M. Starmer a déclaré qu’aucune décision finale n’avait été prise concernant les missiles Storm Shadow et a laissé entendre que d’autres développements pourraient suivre lors de la réunion de l’Assemblée générale des Nations unies à la fin du mois. « Nous reprendrons évidemment la discussion à l’AGNU dans quelques jours avec un groupe plus large d’individus », a-t-il déclaré.
L’une des raisons de ce secret extrême est que les États-Unis et le Royaume-Uni sont très conscients de l’avertissement explicite lancé jeudi par le président russe Vladimir Poutine, selon lequel toute utilisation de missiles occidentaux à longue portée pour frapper la Russie « signifiera que les pays de l’OTAN, les États-Unis et les pays européens sont parties prenantes à la guerre en Ukraine. Cela signifiera qu’ils seront directement impliqués dans le conflit, et cela changera clairement l’essence même, la nature même du conflit de manière spectaculaire ».
Il est intéressant de noter que ni Washington ni Londres n’ont jusqu’à présent réfuté l’explication ci-dessus de Poutine et, curieusement, elle a été complètement supprimée des rapports de presse britanniques – de peur, peut-être, que l’opinion publique ne milite contre une telle implication directe du Royaume-Uni dans une guerre contre la Russie dans un rôle de combat, note M.K. Bhadrakumar, ambassadeur indien et éminent observateur international.
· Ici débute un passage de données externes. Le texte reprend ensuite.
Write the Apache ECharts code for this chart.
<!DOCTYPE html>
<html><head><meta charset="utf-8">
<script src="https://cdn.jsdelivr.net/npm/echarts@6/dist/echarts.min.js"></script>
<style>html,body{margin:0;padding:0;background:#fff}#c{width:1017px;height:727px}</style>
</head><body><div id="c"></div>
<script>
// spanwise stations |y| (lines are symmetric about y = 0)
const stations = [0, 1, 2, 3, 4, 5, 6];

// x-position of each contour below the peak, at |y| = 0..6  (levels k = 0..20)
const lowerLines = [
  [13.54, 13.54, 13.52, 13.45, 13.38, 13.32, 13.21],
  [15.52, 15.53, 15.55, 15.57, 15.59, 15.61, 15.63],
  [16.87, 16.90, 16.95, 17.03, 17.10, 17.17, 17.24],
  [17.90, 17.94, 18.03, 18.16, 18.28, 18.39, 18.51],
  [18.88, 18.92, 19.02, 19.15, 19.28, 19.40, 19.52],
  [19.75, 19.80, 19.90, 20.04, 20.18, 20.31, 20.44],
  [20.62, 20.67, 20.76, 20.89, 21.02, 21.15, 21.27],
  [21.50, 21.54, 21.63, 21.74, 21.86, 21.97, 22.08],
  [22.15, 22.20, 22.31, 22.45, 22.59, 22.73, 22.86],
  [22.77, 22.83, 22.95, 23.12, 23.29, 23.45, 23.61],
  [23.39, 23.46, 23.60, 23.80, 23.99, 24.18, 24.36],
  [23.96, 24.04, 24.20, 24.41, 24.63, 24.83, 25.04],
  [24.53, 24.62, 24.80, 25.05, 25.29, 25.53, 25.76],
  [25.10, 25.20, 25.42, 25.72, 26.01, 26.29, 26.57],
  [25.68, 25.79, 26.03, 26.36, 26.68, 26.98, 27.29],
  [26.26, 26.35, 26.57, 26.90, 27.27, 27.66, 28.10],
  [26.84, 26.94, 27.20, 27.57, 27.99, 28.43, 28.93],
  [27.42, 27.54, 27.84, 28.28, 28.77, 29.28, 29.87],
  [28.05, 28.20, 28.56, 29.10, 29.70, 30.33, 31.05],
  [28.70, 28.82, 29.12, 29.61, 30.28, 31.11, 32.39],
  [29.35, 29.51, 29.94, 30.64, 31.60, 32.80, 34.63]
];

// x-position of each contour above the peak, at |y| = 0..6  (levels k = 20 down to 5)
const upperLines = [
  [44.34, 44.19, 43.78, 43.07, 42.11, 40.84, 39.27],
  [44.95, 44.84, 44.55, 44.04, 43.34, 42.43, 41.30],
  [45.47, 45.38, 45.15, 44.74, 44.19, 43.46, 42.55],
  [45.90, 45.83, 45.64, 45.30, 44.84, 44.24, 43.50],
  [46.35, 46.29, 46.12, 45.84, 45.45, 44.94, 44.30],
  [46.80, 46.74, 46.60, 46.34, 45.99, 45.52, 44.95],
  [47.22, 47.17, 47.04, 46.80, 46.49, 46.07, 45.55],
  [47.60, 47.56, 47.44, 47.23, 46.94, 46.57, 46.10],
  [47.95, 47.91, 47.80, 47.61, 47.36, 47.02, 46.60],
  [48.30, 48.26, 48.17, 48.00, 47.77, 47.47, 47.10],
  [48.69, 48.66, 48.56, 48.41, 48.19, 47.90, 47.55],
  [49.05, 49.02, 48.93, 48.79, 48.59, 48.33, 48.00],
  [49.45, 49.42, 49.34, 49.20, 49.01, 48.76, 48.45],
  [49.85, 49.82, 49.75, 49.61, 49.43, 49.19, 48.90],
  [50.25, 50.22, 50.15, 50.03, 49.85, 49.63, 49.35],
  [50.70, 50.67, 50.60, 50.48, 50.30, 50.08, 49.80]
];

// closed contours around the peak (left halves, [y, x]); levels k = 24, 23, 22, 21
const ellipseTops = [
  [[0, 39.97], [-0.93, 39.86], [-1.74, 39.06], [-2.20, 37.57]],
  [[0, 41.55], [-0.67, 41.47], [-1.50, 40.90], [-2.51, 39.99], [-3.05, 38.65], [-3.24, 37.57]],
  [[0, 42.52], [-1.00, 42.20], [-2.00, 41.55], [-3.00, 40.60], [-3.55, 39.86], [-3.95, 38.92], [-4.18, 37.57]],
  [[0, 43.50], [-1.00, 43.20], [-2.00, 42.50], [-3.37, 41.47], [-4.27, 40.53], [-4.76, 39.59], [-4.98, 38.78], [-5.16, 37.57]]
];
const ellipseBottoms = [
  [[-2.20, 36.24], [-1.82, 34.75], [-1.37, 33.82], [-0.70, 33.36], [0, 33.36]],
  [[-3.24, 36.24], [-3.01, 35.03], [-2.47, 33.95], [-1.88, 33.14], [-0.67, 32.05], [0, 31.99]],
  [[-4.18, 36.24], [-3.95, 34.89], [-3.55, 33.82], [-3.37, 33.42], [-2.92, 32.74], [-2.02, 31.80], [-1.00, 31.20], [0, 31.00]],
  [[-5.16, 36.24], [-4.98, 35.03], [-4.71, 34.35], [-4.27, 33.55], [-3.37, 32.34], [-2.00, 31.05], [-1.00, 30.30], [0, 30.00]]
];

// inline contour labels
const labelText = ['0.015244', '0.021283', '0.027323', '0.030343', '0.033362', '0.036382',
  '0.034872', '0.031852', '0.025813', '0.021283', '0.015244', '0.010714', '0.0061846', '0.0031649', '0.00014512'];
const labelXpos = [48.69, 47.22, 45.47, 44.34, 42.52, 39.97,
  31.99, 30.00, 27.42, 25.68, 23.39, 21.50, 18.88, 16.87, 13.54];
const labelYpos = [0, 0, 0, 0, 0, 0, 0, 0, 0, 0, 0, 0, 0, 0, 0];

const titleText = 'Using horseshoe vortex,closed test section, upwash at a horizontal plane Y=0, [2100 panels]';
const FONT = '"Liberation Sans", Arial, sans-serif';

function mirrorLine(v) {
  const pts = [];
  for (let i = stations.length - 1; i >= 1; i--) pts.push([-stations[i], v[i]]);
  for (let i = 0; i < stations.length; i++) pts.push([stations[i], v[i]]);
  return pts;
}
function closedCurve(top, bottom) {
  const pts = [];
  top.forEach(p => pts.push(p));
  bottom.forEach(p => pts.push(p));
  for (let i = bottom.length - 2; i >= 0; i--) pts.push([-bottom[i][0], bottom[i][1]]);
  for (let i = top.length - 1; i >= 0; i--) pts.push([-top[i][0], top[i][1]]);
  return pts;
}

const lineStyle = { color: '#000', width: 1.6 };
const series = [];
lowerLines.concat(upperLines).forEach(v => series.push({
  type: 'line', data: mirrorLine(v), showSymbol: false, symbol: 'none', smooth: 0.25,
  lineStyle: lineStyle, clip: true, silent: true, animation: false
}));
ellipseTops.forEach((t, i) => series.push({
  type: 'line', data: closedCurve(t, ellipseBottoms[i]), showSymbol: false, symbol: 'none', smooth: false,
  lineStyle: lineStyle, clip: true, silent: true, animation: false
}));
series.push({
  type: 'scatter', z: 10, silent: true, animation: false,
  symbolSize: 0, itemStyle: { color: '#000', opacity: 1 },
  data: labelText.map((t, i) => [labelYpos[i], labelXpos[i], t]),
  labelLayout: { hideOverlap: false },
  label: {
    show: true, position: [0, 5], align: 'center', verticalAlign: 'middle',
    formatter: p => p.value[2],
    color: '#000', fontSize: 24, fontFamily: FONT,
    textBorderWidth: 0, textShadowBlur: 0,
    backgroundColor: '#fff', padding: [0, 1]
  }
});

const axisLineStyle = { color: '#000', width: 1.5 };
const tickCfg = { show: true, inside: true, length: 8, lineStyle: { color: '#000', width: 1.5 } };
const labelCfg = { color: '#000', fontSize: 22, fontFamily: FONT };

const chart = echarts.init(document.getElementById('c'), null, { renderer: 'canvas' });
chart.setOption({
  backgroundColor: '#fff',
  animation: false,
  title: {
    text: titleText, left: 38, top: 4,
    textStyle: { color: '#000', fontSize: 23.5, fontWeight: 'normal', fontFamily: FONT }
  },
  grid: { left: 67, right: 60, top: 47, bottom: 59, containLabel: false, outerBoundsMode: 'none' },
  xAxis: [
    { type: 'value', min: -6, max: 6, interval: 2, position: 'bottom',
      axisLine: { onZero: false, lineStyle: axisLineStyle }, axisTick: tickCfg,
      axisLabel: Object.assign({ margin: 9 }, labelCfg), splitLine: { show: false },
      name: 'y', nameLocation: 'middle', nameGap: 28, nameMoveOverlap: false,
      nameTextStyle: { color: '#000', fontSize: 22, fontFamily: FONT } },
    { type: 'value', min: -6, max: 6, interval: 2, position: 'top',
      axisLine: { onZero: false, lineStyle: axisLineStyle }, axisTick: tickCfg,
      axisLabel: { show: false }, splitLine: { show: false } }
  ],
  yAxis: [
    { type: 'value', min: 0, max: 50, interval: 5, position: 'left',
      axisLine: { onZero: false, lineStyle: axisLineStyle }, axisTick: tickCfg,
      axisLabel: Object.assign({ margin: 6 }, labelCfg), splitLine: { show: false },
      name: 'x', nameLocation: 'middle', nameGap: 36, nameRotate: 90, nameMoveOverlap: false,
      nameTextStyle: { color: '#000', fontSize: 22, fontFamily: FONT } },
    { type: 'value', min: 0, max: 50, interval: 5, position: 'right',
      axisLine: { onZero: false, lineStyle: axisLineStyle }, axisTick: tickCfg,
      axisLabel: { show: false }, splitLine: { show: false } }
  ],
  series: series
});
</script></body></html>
Le vice-ministre des affaires étrangères, Sergey Ryabkov, qui représente Moscou sur la voie diplomatique, aurait déclaré samedi : « La décision a été prise, la carte blanche et toutes les indulgences ont été données (à Kiev), nous [la Russie] sommes donc prêts à tout. Et nous réagirons d’une manière qui ne sera pas belle à voir ».
L’ancien président russe Dmitri Medvedev, qui occupe aujourd’hui le poste de vice-président du conseil de sécurité du pays, est allé plus loin en déclarant que l’Occident met à l’épreuve la patience de la Russie, mais que celle-ci n’est pas illimitée. Il a ajouté que l’invasion de l’Ukraine donnait déjà à la Russie des raisons formelles d’utiliser son arsenal nucléaire.
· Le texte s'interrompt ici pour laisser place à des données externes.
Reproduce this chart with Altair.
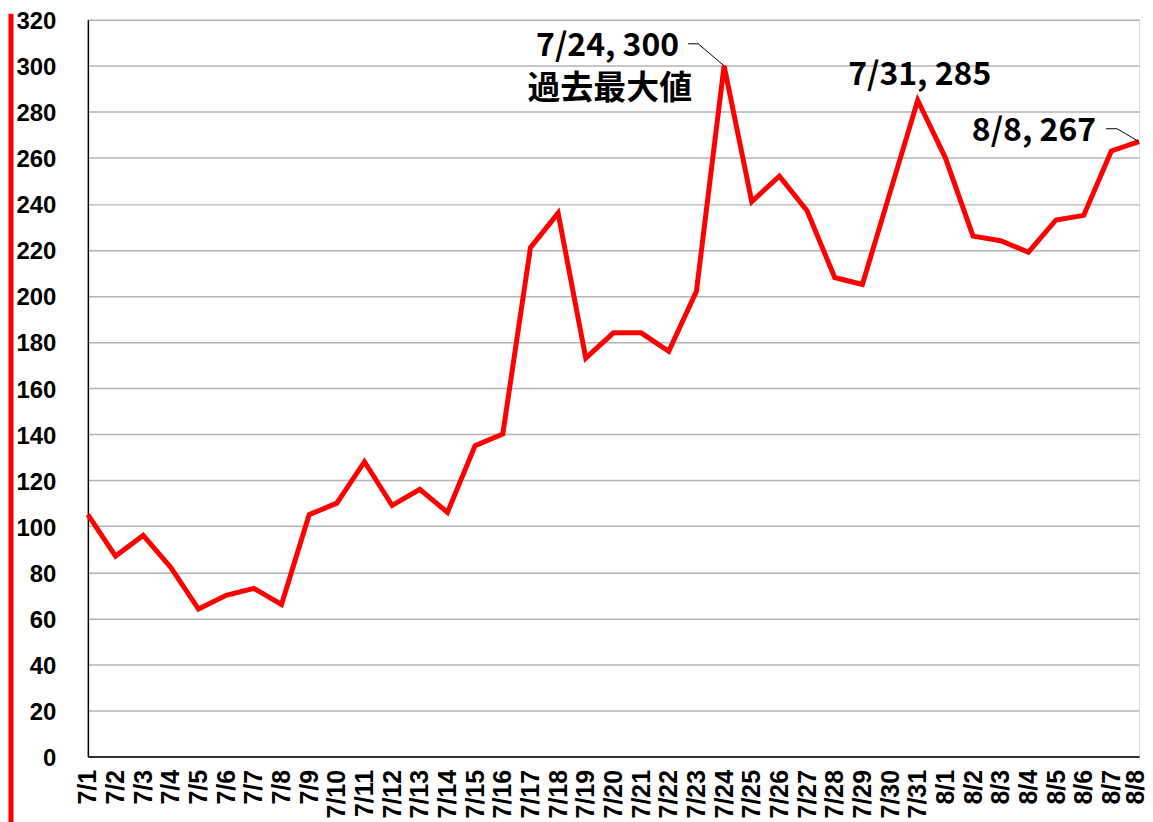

Apparemment, M. Biden pense que la domination actuelle de la Russie sur le champ de bataille est un phénomène aléatoire et que les résultats possibles vont de l’anéantissement de la puissance militaire russe à une perturbation à grande échelle de la vie en Russie et à un possible effondrement de la Russie – au minimum, l’affaiblissement de la main russe dans toutes les négociations futures. En d’autres termes, la guerre concerne désormais la Russie et non plus l’Ukraine, et les missiles à longue portée peuvent changer la donne.
Ainsi, M. Biden, qui n’est plus soumis à aucune contrainte politique, intensifie la guerre pour créer de nouveaux faits sur le terrain avant la fin de sa présidence en janvier, ce qui pourrait créer les conditions d’une présence militaire permanente de l’OTAN sur le territoire ukrainien et mettre la Russie devant le fait accompli.
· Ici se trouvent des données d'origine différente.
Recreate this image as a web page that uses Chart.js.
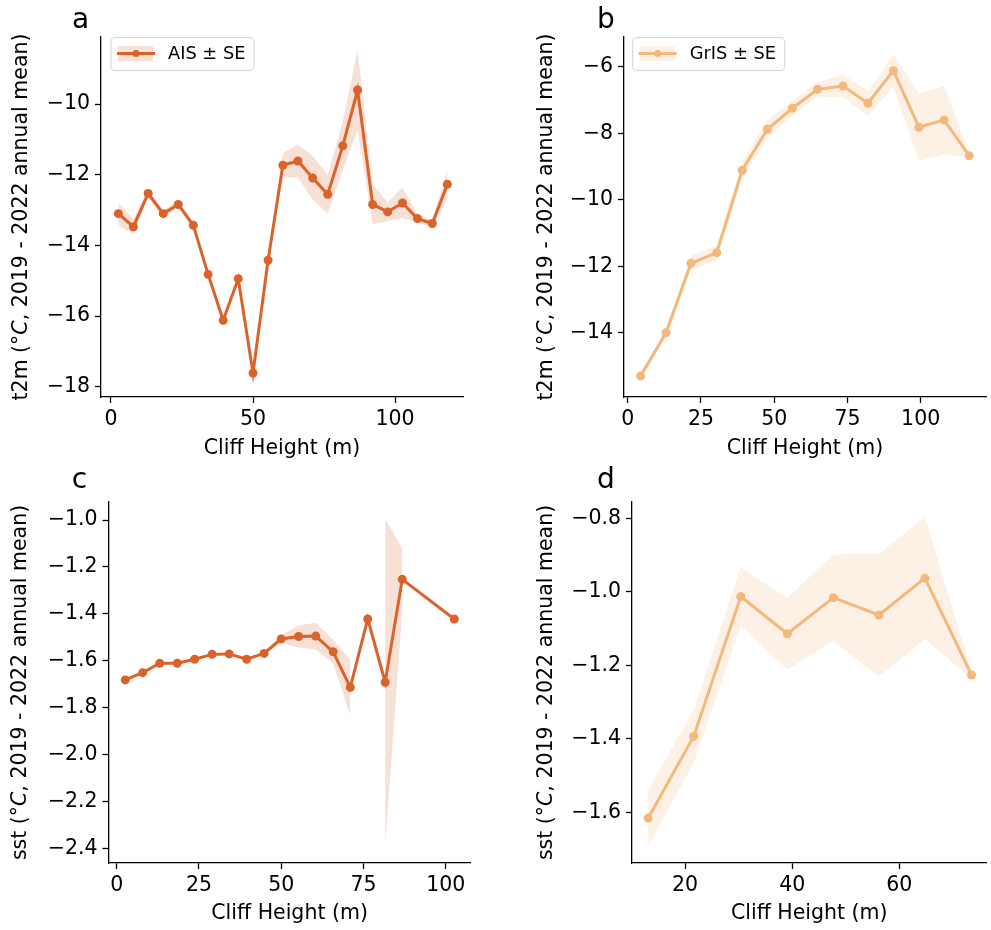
<!DOCTYPE html>
<html>
<head>
<meta charset="utf-8">
<script src="https://cdn.jsdelivr.net/npm/chart.js@4.4.1/dist/chart.umd.min.js"></script>
<style>
    body { margin: 0; background: #fff; }
    #wrap { position: relative; width: 991px; height: 930px; overflow: hidden; }
    canvas { position: absolute; }
</style>
</head>
<body>
<div id="wrap">
    <canvas id="chartA" width="490" height="465" style="left:0px;top:0px"></canvas>
    <canvas id="chartB" width="466" height="465" style="left:525px;top:0px"></canvas>
    <canvas id="chartC" width="490" height="465" style="left:0px;top:465px"></canvas>
    <canvas id="chartD" width="466" height="465" style="left:525px;top:465px"></canvas>
</div>
<script>
// panel a: AIS t2m
const aisT2mHeight = [2.6, 7.9, 13.1, 18.4, 23.7, 29.0, 34.2, 39.5, 44.8, 50.0, 55.3, 60.5, 65.8, 71.0, 76.3, 81.6, 86.8, 92.1, 97.4, 102.6, 107.9, 113.1, 118.4];
const aisT2mMean = [-13.10, -13.47, -12.53, -13.10, -12.84, -13.43, -14.82, -16.12, -14.94, -17.61, -14.42, -11.73, -11.61, -12.09, -12.55, -11.18, -9.60, -12.84, -13.05, -12.80, -13.24, -13.38, -12.27];
const aisT2mSE = [0.32, 0.21, 0.1, 0.1, 0.1, 0.1, 0.05, 0.05, 0.05, 0.15, 0.05, 0.35, 0.47, 0.62, 0.55, 0.7, 1.13, 0.57, 0.26, 0.43, 0.12, 0.1, 0.42];

// panel b: GrIS t2m
const grisT2mHeight = [4.4, 13.1, 21.6, 30.4, 39.1, 47.7, 56.2, 64.8, 73.5, 82.0, 90.7, 99.4, 108.0, 116.6];
const grisT2mMean = [-15.30, -14.00, -11.91, -11.59, -9.11, -7.88, -7.25, -6.68, -6.58, -7.10, -6.12, -7.82, -7.60, -8.68];
const grisT2mSE = [0.1, 0.12, 0.22, 0.22, 0.25, 0.27, 0.22, 0.22, 0.34, 0.38, 0.49, 1.01, 1.03, 0.05];

// panel c: AIS sst (null = no SE)
const aisSstHeight = [2.6, 7.9, 13.1, 18.4, 23.7, 29.0, 34.2, 39.5, 44.8, 50.0, 55.3, 60.5, 65.8, 71.0, 76.3, 81.6, 86.8, 102.6];
const aisSstMean = [-1.682, -1.651, -1.611, -1.611, -1.594, -1.573, -1.571, -1.594, -1.569, -1.507, -1.497, -1.495, -1.562, -1.714, -1.422, -1.692, -1.253, -1.422];
const aisSstSE = [0.005, 0.005, 0.005, 0.005, 0.005, 0.005, 0.005, 0.005, 0.005, 0.017, 0.047, 0.057, 0.05, 0.12, null, 0.70, 0.13, null];

// panel d: GrIS sst
const grisSstHeight = [13.1, 21.6, 30.4, 39.1, 47.7, 56.2, 64.8, 73.5];
const grisSstMean = [-1.615, -1.393, -1.013, -1.114, -1.016, -1.063, -0.963, -1.226];
const grisSstSE = [0.077, 0.072, 0.08, 0.097, 0.118, 0.167, 0.165, 0.01];

// tick labels
const ticksXA = [0, 50, 100];
const ticksXB = [0, 25, 50, 75, 100];
const ticksXC = [0, 25, 50, 75, 100];
const ticksXD = [20, 40, 60];
const ticksYA = [-18, -16, -14, -12, -10];
const ticksYB = [-14, -12, -10, -8, -6];
const ticksYC = [-2.4, -2.2, -2.0, -1.8, -1.6, -1.4, -1.2, -1.0];
const ticksYD = [-1.6, -1.4, -1.2, -1.0, -0.8];

const FONT = "'DejaVu Sans', sans-serif";
const FS = 20.5;
const AIS_COLOR = 'rgb(217, 99, 43)';
const AIS_BAND = 'rgba(217, 99, 43, 0.2)';
const GRIS_COLOR = 'rgb(244, 184, 125)';
const GRIS_BAND = 'rgba(244, 184, 125, 0.2)';

function points(xs, ys) {
    return xs.map((x, i) => ({ x: x, y: ys[i] }));
}

function bandEdge(means, se, sign) {
    return means.map((m, i) => se[i] === null ? null : m + sign * se[i]);
}

function fmt(v, dec) {
    return v.toFixed(dec).replace('-', '\u2212');
}

// y title (italic C), panel letter + legend
const decorPlugin = {
    id: 'decor',
    afterDraw(chart, args, opts) {
        const ctx = chart.ctx;
        const area = chart.chartArea;
        ctx.save();

        // rotated y-axis title, pieces: [text, italic]
        const parts = [[opts.yVar + ' (\u00b0', false], ['C', true], [', 2019 - 2022 annual mean)', false]];
        const normal = FS + 'px ' + FONT;
        const italic = 'oblique ' + FS + 'px ' + FONT;
        let total = 0;
        parts.forEach(pt => { ctx.font = pt[1] ? italic : normal; total += ctx.measureText(pt[0]).width; });
        ctx.translate(opts.titleX, (area.top + area.bottom) / 2);
        ctx.rotate(-Math.PI / 2);
        ctx.fillStyle = '#000';
        ctx.textAlign = 'left';
        ctx.textBaseline = 'middle';
        let pos = -total / 2;
        parts.forEach(pt => {
            ctx.font = pt[1] ? italic : normal;
            ctx.fillText(pt[0], pos, 0);
            pos += ctx.measureText(pt[0]).width;
        });
        ctx.setTransform(1, 0, 0, 1, 0, 0);

        ctx.font = '28px ' + FONT;
        ctx.textAlign = 'center';
        ctx.textBaseline = 'alphabetic';
        ctx.fillText(opts.letter, opts.letterX, opts.letterY);

        if (opts.legend) {
            const bx = area.left + opts.legendDx;
            const by = area.top + 0.5;
            const bw = opts.legendW;
            const bh = 33;
            ctx.beginPath();
            ctx.roundRect(bx, by, bw, bh, 4);
            ctx.fillStyle = 'rgba(255,255,255,0.8)';
            ctx.fill();
            ctx.strokeStyle = '#d4d4d4';
            ctx.lineWidth = 1;
            ctx.stroke();

            ctx.fillStyle = opts.band;
            ctx.fillRect(bx + 7, by + 8.5, 35, 15);
            ctx.strokeStyle = opts.color;
            ctx.lineWidth = 3;
            ctx.beginPath();
            ctx.moveTo(bx + 6, by + 16);
            ctx.lineTo(bx + 44, by + 16);
            ctx.stroke();
            ctx.fillStyle = opts.color;
            ctx.beginPath();
            ctx.arc(bx + 25, by + 16, 3.5, 0, Math.PI * 2);
            ctx.fill();

            ctx.fillStyle = '#000';
            ctx.font = '17.8px ' + FONT;
            ctx.textAlign = 'left';
            ctx.textBaseline = 'middle';
            ctx.fillText(opts.legend, bx + 57, by + 17);
        }
        ctx.restore();
    }
};

function makePanel(p) {
    const ctx = document.getElementById(p.id).getContext('2d');
    return new Chart(ctx, {
        type: 'line',
        data: {
            datasets: [
                {
                    data: points(p.xs, p.mean),
                    borderColor: p.color,
                    backgroundColor: p.color,
                    borderWidth: 3,
                    pointRadius: 4.5,
                    pointBorderWidth: 0,
                    fill: false
                },
                {
                    data: points(p.xs, bandEdge(p.mean, p.se, 1)),
                    borderWidth: 0,
                    borderColor: 'rgba(0,0,0,0)',
                    pointRadius: 0,
                    backgroundColor: p.band,
                    fill: '+1',
                    spanGaps: false
                },
                {
                    data: points(p.xs, bandEdge(p.mean, p.se, -1)),
                    borderWidth: 0,
                    borderColor: 'rgba(0,0,0,0)',
                    pointRadius: 0,
                    fill: false,
                    spanGaps: false
                }
            ]
        },
        options: {
            responsive: false,
            animation: false,
            devicePixelRatio: 1,
            layout: { padding: { left: 0, top: p.padTop, right: p.padRight, bottom: 0 } },
            plugins: {
                legend: { display: false },
                tooltip: { enabled: false },
                decor: {
                    yVar: p.yVar, titleX: p.titleX,
                    letter: p.letter, letterX: p.letterX, letterY: p.letterY,
                    legend: p.legend, legendDx: p.legendDx, legendW: p.legendW,
                    color: p.color, band: p.band
                }
            },
            scales: {
                x: {
                    type: 'linear',
                    min: p.xMin,
                    max: p.xMax,
                    afterBuildTicks: s => { s.ticks = p.xTicks.map(v => ({ value: v })); },
                    afterFit: s => { s.height = p.xHeight; },
                    grid: { display: true, drawOnChartArea: false, drawTicks: true, tickLength: 6, tickWidth: 1.3, color: '#000' },
                    border: { display: true, color: '#000', width: 1.3 },
                    ticks: {
                        color: '#000', font: { family: FONT, size: FS }, padding: 4,
                        maxRotation: 0, autoSkip: false,
                        callback: v => fmt(v, 0)
                    },
                    title: {
                        display: true, text: 'Cliff Height (m)', color: '#000',
                        font: { family: FONT, size: FS }, padding: { top: 0, bottom: 4 }
                    }
                },
                y: {
                    type: 'linear',
                    min: p.yMin,
                    max: p.yMax,
                    afterBuildTicks: s => { s.ticks = p.yTicks.map(v => ({ value: v })); },
                    afterFit: s => { s.width = p.yWidth; },
                    grid: { display: true, drawOnChartArea: false, drawTicks: true, tickLength: 6, tickWidth: 1.3, color: '#000' },
                    border: { display: true, color: '#000', width: 1.3 },
                    ticks: {
                        color: '#000', font: { family: FONT, size: FS }, padding: 5,
                        autoSkip: false,
                        callback: v => fmt(v, p.yDec)
                    }
                }
            }
        },
        plugins: [decorPlugin]
    });
}

makePanel({
    id: 'chartA', xs: aisT2mHeight, mean: aisT2mMean, se: aisT2mSE,
    color: AIS_COLOR, band: AIS_BAND,
    xMin: -3.5, xMax: 123.9, xTicks: ticksXA,
    yMin: -18.29, yMax: -8.10, yTicks: ticksYA, yDec: 0,
    yVar: 't2m', titleX: 21.5,
    padTop: 37, padRight: 27, yWidth: 101, xHeight: 68,
    letter: 'a', letterX: 80.5, letterY: 28,
    legend: 'AIS \u00b1 SE', legendDx: 10, legendW: 143
});

makePanel({
    id: 'chartB', xs: grisT2mHeight, mean: grisT2mMean, se: grisT2mSE,
    color: GRIS_COLOR, band: GRIS_BAND,
    xMin: -1.26, xMax: 122.3, xTicks: ticksXB,
    yMin: -15.93, yMax: -5.107, yTicks: ticksYB, yDec: 0,
    yVar: 't2m', titleX: 21.5,
    padTop: 37, padRight: 5, yWidth: 99, xHeight: 68,
    letter: 'b', letterX: 80.8, letterY: 28,
    legend: 'GrIS \u00b1 SE', legendDx: 8.7, legendW: 152
});

makePanel({
    id: 'chartC', xs: aisSstHeight, mean: aisSstMean, se: aisSstSE,
    color: AIS_COLOR, band: AIS_BAND,
    xMin: -2.49, xMax: 107.6, xTicks: ticksXC,
    yMin: -2.463, yMax: -0.923, yTicks: ticksYC, yDec: 1,
    yVar: 'sst', titleX: 20.5,
    padTop: 37, padRight: 19.3, yWidth: 108.5, xHeight: 67,
    letter: 'c', letterX: 79.5, letterY: 23
});

makePanel({
    id: 'chartD', xs: grisSstHeight, mean: grisSstMean, se: grisSstSE,
    color: GRIS_COLOR, band: GRIS_BAND,
    xMin: 10.08, xMax: 76.3, xTicks: ticksXD,
    yMin: -1.737, yMax: -0.756, yTicks: ticksYD, yDec: 1,
    yVar: 'sst', titleX: 22,
    padTop: 37, padRight: 0, yWidth: 107, xHeight: 67,
    letter: 'd', letterX: 80.8, letterY: 23
});
</script>
</body>
</html>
Une telle stratégie, fondée sur les sables mouvants de la probabilité, s’apparente à un jeu de roulette russe – un acte de bravade. En effet, les options de M. Biden pour soutenir l’Ukraine se réduisent à chaque escalade. Comme le souligne le Wall Street Journal, « alors qu’il ne reste que quatre mois à l’administration Biden et qu’il y a peu d’espoir que le Congrès approuve un financement supplémentaire pour l’Ukraine, quel que soit le vainqueur de la présidentielle, la Maison-Blanche débat de la meilleure façon d’aider Kiev compte tenu de sa boîte à outils limitée ».
En définitive, la stratégie de guerre de M. Biden s’atténue pour devenir une « gestion de l’escalade » tandis que l’OTAN devient une partie directe aux hostilités, conclut M.K. Bhadrakumar.